Sunday, October 24, 2010
Another thing I like about Sunday (apart from the obvious....NO WORK!) are the supplements that come with the weekend papers. This is where I get my dose of all the latest diet, style, travel, hot cars, celebrity goss, exercise, recipes, horoscope, yadda, yadda, yadda information (not that I pay any attention to it, usually!). One of supplements that I don’t miss is ‘The Sunday Telegraph’s BODY + SOUL’. And this week, Dr Gabrielle Morrissey (Pg 28, Sunday 24 October 2010) brings you “First Date Etiquette”.
After my last rant, it is clear that manners and etiquette is a dying art in this day and age (a fact established by all the negative comments I received on MUTTERINGS #36)....so I can understand why Dr M may be projecting on that subject. She focuses on three aspects of dating: appearances; talk the talk; and rapport.
She goes on to say that dressing well is a must and a no brainer. Ok, I agree, to an extent. Because dressing well can mean being clean i.e. no B.O.; Garments pressed (I have seen people coming to interviews with crumpled shirts etc) and dressing accordingly to the date venue, i.e. cocktail dress to a bowling alley (but who cares). But it seems appearances are everything according to Dr Morrissey. What a load of hogwash and how shallow that she thinks the human race is? But then maybe we are. I admit a nice looking guy will get my attention (I am not dead, yet!) but it is what he has to say and his values and the similarities to mine and his thoughts about ME that count the most. On the other hand, I idolize some celebrities because they are BEAUTIFUL people.

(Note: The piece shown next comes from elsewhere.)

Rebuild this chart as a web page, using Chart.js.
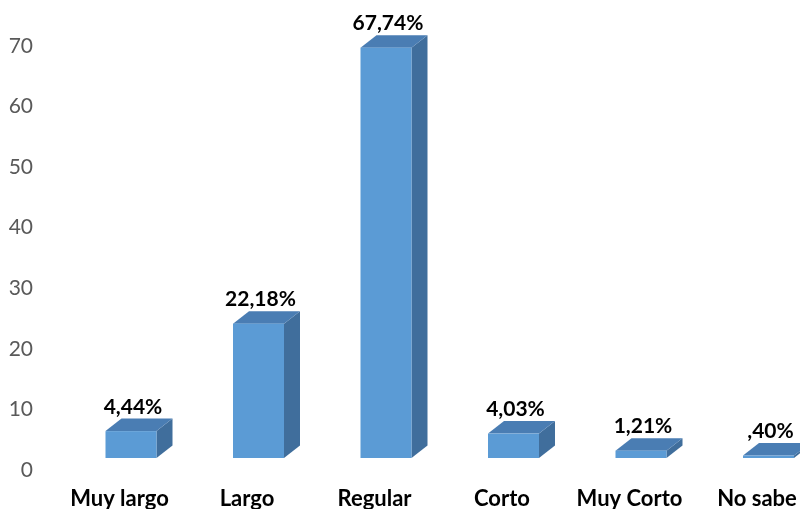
<!DOCTYPE html>
<html lang="es">
<head>
<meta charset="utf-8">
<title>Percepción del tiempo</title>
<script src="https://cdn.jsdelivr.net/npm/chart.js@4.4.1/dist/chart.umd.min.js"></script>
<style>
    html, body { margin: 0; padding: 0; background: #fff; }
    #grafico { display: block; }
</style>
</head>
<body>
<canvas id="grafico" width="800" height="509"></canvas>
<script>
// Datos del gráfico
const categorias = ['Muy largo', 'Largo', 'Regular', 'Corto', 'Muy Corto', 'No sabe'];
const porcentajes = [4.44, 22.18, 67.74, 4.03, 1.21, 0.40];
const ticksEjeY = [0, 10, 20, 30, 40, 50, 60, 70];

// Colores de las caras de cada barra 3D
const colorFrente = '#5B9BD5';
const colorTapa = '#4A7DB3';
const colorLado = '#406E9C';

// Profundidad de la barra (perspectiva)
const profX = 16;
const profY = 12.5;

// Formato tipo Excel: 67,74% / ,40%
function formatoPct(v) {
    let txt = v.toFixed(2).replace('.', ',');
    if (v < 1) txt = txt.replace(/^0/, '');
    return txt + '%';
}

// Dibuja las barras en 3D y sus etiquetas encima de la tapa
const barras3D = {
    id: 'barras3D',
    afterDatasetsDraw(chart) {
        const ctx = chart.ctx;
        const meta = chart.getDatasetMeta(0);
        ctx.save();
        meta.data.forEach((bar, i) => {
            const x0 = bar.x - bar.width / 2;
            const x1 = bar.x + bar.width / 2;
            const yTop = bar.y;
            const yBot = bar.base;

            // cara lateral
            ctx.fillStyle = colorLado;
            ctx.beginPath();
            ctx.moveTo(x1, yTop);
            ctx.lineTo(x1 + profX, yTop - profY);
            ctx.lineTo(x1 + profX, yBot - profY);
            ctx.lineTo(x1, yBot);
            ctx.closePath();
            ctx.fill();

            // tapa
            ctx.fillStyle = colorTapa;
            ctx.beginPath();
            ctx.moveTo(x0, yTop);
            ctx.lineTo(x1, yTop);
            ctx.lineTo(x1 + profX, yTop - profY);
            ctx.lineTo(x0 + profX, yTop - profY);
            ctx.closePath();
            ctx.fill();

            // frente
            ctx.fillStyle = colorFrente;
            ctx.fillRect(x0, yTop, x1 - x0, yBot - yTop);

            // etiqueta de valor
            ctx.fillStyle = '#000';
            ctx.font = 'bold 21px Lato';
            ctx.textAlign = 'center';
            ctx.textBaseline = 'alphabetic';
            ctx.fillText(formatoPct(porcentajes[i]), bar.x + 2, yTop - profY - 5);
        });
        ctx.restore();
    }
};

const grafico = new Chart(document.getElementById('grafico'), {
    type: 'bar',
    data: {
        labels: categorias,
        datasets: [{
            data: porcentajes,
            backgroundColor: 'rgba(0,0,0,0)',
            borderWidth: 0,
            barThickness: 51
        }]
    },
    options: {
        responsive: false,
        animation: false,
        devicePixelRatio: 1,
        layout: { padding: { top: 34, right: 31.5, left: 0, bottom: 0 } },
        plugins: {
            legend: { display: false },
            tooltip: { enabled: false }
        },
        scales: {
            x: {
                offset: false,
                grid: { display: false, drawTicks: false },
                border: { display: false },
                ticks: {
                    color: '#000',
                    font: { family: 'Lato', size: 22, weight: 'bold' },
                    padding: 28,
                    labelOffset: -11.5,
                    maxRotation: 0,
                    minRotation: 0,
                    autoSkip: false
                },
                afterFit: s => {
                    s.height = 51;
                    s.paddingLeft = 0;
                    s.paddingRight = 0;
                }
            },
            y: {
                min: 0,
                max: 70,
                grid: { display: false, drawTicks: false },
                border: { display: false },
                afterBuildTicks: s => { s.ticks = ticksEjeY.map(v => ({ value: v })); },
                ticks: {
                    color: '#595959',
                    font: { family: 'Lato', size: 21 },
                    padding: 98,
                    labelOffset: 12
                },
                // el padding de las etiquetas no debe reducir el área del gráfico
                afterFit: s => {
                    s.width = 131;
                    s.paddingTop = 0;
                    s.paddingBottom = 0;
                }
            }
        }
    },
    plugins: [barras3D]
});
</script>
</body>
</html>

But then I ask myself, “What about these days and the world of Internet dating and relationships?” Nine out of ten times, bloggers for instance, don’t post their pictures on their sites. It is the person’s values, blog matter, how and what they write about that attracts the cyber visitor, not the person’s looks.
Next on Dr M’s list is ‘talk the talk’. She says that one has to balance talking with listening. Agree. Totally. No matter how much I love my own voice (joke), I’d like a response and not be the one to do all the talking. Then she says stick to easy cultural topics such as music, books, food, hobbies and humour. So, no talking about the ex, the rash on your foot (what did you think I was going to say), what you thought about the crap labor government (oops, I just broke the rule here, didn’t I)....in other words lie??? So when do you tell the truth?
Finally one has to focus on building rapport. Somehow I think this is linked with “talk the talk” and me thinks Ms Morrissey has nothing else to say and therefore needed to come up with another point.... hence point three. “Be wary with giving away too much”, she says. Not sure what she means by this. Wouldn’t work with me, I am a blabber mouth.
After all that...I have to let you on a secret....it’s been 20 years since I have dated.....and here I am, arguing with the expert!!! So on that premise, I’d like to know what you think is essential on your first date? What emphasis do you put? What maketh the second date and the third....etc, etc? What's the clincher for you? Do tell.